Em resposta, o MDHC não citou o caso da Avis como causa do atraso, mas sugeriu irregularidades. Em nota, disse “que aguarda somente o cumprimento dos critérios pelo conveniente” para “dar seguimento aos trâmites de pagamento”.
De modo geral, a orientação da Procuradoria-Geral da Fazenda Nacional é para que órgãos e entidades da administração pública federal sejam “obrigados” a fazer consultas prévias ao Cadin, “a fim de realizar operações de crédito que envolvam a utilização de recursos públicos, conceder incentivos fiscais e financeiros e celebrar convênios, acordos, ajustes ou contratos que envolvam desembolso, a qualquer título, de recursos públicos, e respectivos aditamentos”.
Apesar de o Provita não ter descontinuado as atividades – pessoas já incluídas permanecem sob proteção do Estado –, o imbróglio paralisa novas adesões, o que resulta também em grande instabilidade para processos e investigações em trâmite. Hoje, casos atendidos pelo Provita chegam majoritariamente a pedido do Ministério Público, mas o Judiciário também pode acionar as medidas de proteção, consideradas como uma ferramenta de assistência bastante importante para acolher pessoas ameaçadas ou coagidas.

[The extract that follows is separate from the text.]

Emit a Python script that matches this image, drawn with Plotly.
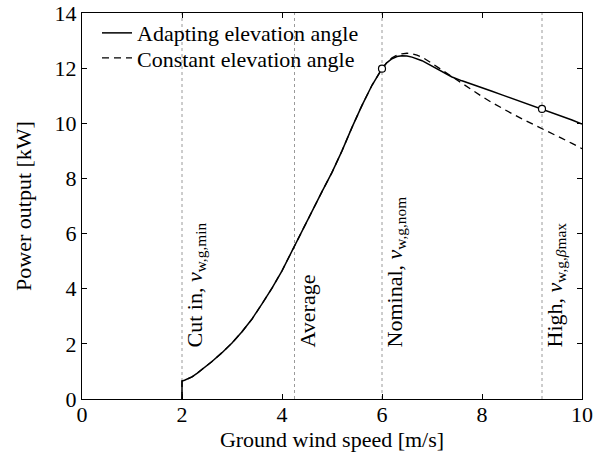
import plotly.graph_objects as go

# Data
wind_adapt = [2.0, 2.0, 2.05, 2.1, 2.2, 2.3, 2.4, 2.6, 2.8, 3.0, 3.2, 3.4, 3.6, 3.8, 4.0,
              4.2, 4.4, 4.6, 4.8, 5.0, 5.2, 5.4, 5.6, 5.8, 5.9, 6.0, 6.1, 6.2, 6.3, 6.4,
              6.5, 6.6, 6.8, 7.0, 7.2, 7.4, 7.6, 7.8, 8.0, 8.2, 8.4, 8.6, 8.8, 9.0, 9.2,
              9.4, 9.6, 9.8, 10.0]
power_adapt = [0.0, 0.65, 0.68, 0.72, 0.8, 0.93, 1.07, 1.36, 1.68, 2.03, 2.44, 2.9, 3.45, 4.02, 4.65,
               5.38, 6.1, 6.82, 7.52, 8.22, 9.0, 9.85, 10.65, 11.38, 11.7, 11.98, 12.2, 12.34, 12.42, 12.45,
               12.44, 12.4, 12.27, 12.08, 11.87, 11.68, 11.54, 11.42, 11.29, 11.16, 11.03, 10.9, 10.77, 10.65, 10.52,
               10.39, 10.26, 10.12, 9.97]

wind_const = [2.0, 2.0, 2.05, 2.1, 2.2, 2.3, 2.4, 2.6, 2.8, 3.0, 3.2, 3.4, 3.6, 3.8, 4.0,
              4.2, 4.4, 4.6, 4.8, 5.0, 5.2, 5.4, 5.6, 5.8, 5.9, 6.0, 6.1, 6.2, 6.3, 6.4,
              6.5, 6.6, 6.7, 6.8, 7.0, 7.2, 7.4, 7.6, 7.8, 8.0, 8.2, 8.4, 8.6, 8.8, 9.0,
              9.2, 9.4, 9.6, 9.8, 10.0]
power_const = [0.0, 0.65, 0.68, 0.72, 0.8, 0.93, 1.07, 1.36, 1.68, 2.03, 2.44, 2.9, 3.45, 4.02, 4.65,
               5.38, 6.1, 6.82, 7.52, 8.22, 9.0, 9.85, 10.65, 11.38, 11.7, 11.98, 12.22, 12.38, 12.47, 12.52,
               12.54, 12.52, 12.47, 12.4, 12.17, 11.93, 11.68, 11.43, 11.2, 10.97, 10.75, 10.54, 10.35, 10.16, 9.99,
               9.82, 9.62, 9.45, 9.27, 9.08]

marker_wind = [6.0, 9.2]
marker_power = [11.98, 10.52]

ref_wind = [2.0, 4.25, 6.0, 9.2]
ref_labels = [
    "Cut in, <i>v</i><sub>w,g,min</sub>",
    "Average",
    "Nominal, <i>v</i><sub>w,g,nom</sub>",
    "High, <i>v</i><sub>w,g,<i>β</i>max</sub>",
]

x_ticks = [0, 2, 4, 6, 8, 10]
y_ticks = [0, 2, 4, 6, 8, 10, 12, 14]

FONT = "Liberation Serif"
FS = 22

fig = go.Figure()

fig.add_trace(go.Scatter(
    x=wind_const, y=power_const, mode="lines", name="Constant elevation angle",
    line=dict(color="black", width=1.3, dash="7px,5px"), legend="legend2",
))
fig.add_trace(go.Scatter(
    x=wind_adapt, y=power_adapt, mode="lines", name="Adapting elevation angle",
    line=dict(color="black", width=1.5), legend="legend",
))
fig.add_trace(go.Scatter(
    x=marker_wind, y=marker_power, mode="markers", showlegend=False,
    marker=dict(symbol="circle", size=7, color="white", line=dict(color="black", width=1.2)),
))

for xv, lab in zip(ref_wind, ref_labels):
    fig.add_shape(type="line", x0=xv, x1=xv, y0=0, y1=14, xref="x", yref="y",
                  line=dict(color="#9a9a9a", width=1, dash="dot"), layer="below")
    fig.add_annotation(x=xv, y=1.78, xref="x", yref="y", text=lab, showarrow=False,
                       textangle=-90, xanchor="left", yanchor="bottom", xshift=-2,
                       font=dict(family=FONT, size=FS, color="black"))

axis_common = dict(
    showline=True, linecolor="black", linewidth=1, mirror="ticks",
    ticks="inside", ticklen=5, tickwidth=1, tickcolor="black",
    showgrid=False, zeroline=False, automargin=False,
    tickfont=dict(family=FONT, size=FS, color="black"),
)

fig.update_xaxes(range=[0, 10], tickvals=x_ticks, ticklabelstandoff=-4,
                 title=dict(text="Ground wind speed [m/s]", font=dict(family=FONT, size=FS, color="black"), standoff=0),
                 **axis_common)
fig.update_yaxes(range=[0, 14], tickvals=y_ticks,
                 title=dict(text="Power output [kW]", font=dict(family=FONT, size=FS, color="black"), standoff=16),
                 **axis_common)

legend_common = dict(x=0.03, xanchor="left", yanchor="middle",
                     bgcolor="rgba(0,0,0,0)", borderwidth=0,
                     font=dict(family=FONT, size=FS, color="black"))

fig.update_layout(
    width=594, height=455,
    margin=dict(l=82, r=12, t=13, b=56),
    plot_bgcolor="white", paper_bgcolor="white",
    font=dict(family=FONT, size=FS, color="black"),
    legend=dict(y=0.948, **legend_common),
    legend2=dict(y=0.883, **legend_common),
    showlegend=True,
)

fig.write_html("out.html", config={"displayModeBar": False},
               post_script="document.body.style.margin='0';document.body.style.overflow='hidden';")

Esta é a segunda vez em dois anos que a gestão de Ratinho Jr. coloca na corda bamba serviços de acolhimento a testemunhas e vítimas no Paraná. Em 2021, o rombo provocado pela Avis exigiu aporte emergencial do Fundo Estadual para a Infância e Adolescência (FIA) para que o PPCAAM não fosse paralisado, já que contas começaram a se acumular. Um ano depois, o programa seguia operando em modalidade emergencial, ainda com repasses do FIA.
À época, Marino Galvão, ex-diretor-presidente da entidade responsável por colocar em prática as ações da política de proteção a crianças e adolescentes ameaçados de morte no Paraná e apontado como o responsável pelo desvio de R$ 580 mil do caixa do programa, alegou ter mexido no dinheiro por ter sido vítima do golpe do bilhete premiado.
Decisão do conselho
Além de afirmar que o processo de seleção para uma nova executora já está em andamento, a Seju respondeu ao Plural que a decisão de manter a Avis como coordenadora do Provita, mesmo após o rombo provocado pela entidade, não foi da gestão Ratinho Jr. (PSD), mas do próprio conselho deliberativo do programa, “por não haver alternativas viáveis naquele momento”.
“Em 2021, foi mantida a entidade executora do programa, tendo em vista que a interrupção do serviço acarretaria risco de vida e de novas violações dos direitos humanos das vítimas atendidas pelo programa, ferindo os princípios constitucionais da legalidade, da dignidade humana e da continuidade dos serviços públicos essenciais”, afirmou.
No Paraná, o conselho deliberativo do Provita é composto por representantes do Ministério Público, do Judiciário, da Assembleia Legislativa, da seccional paranaense da Ordem dos Advogados do Brasil e do Conselho Permanente dos Direitos Humanos do Paraná. Também há indicados da própria Seju, da Secretaria de Segurança Pública e das as Polícias Federal, Civil e Militar, o Judiciário Estadual, além de três representantes de entidades não governamentais da área de direitos humanos.
Segundo a nota, o entendimento do colegiado foi de que “o desvio de conduta foi realizado por um ex-dirigente e não pela entidade”.
Ainda de acordo com a pasta, apesar de a última transferência do governo federal ter sido efetuada em outubro do ano passado, os repasses já feitos são suficientes para manter as vítimas atendidas pelo programa, “sendo infundada a afirmação que o programa está fechado”.
A reportagem não havia conseguido contato com a Avis até o fechamento deste material. O espaço para esclarecimentos por parte da entidade segue aberto.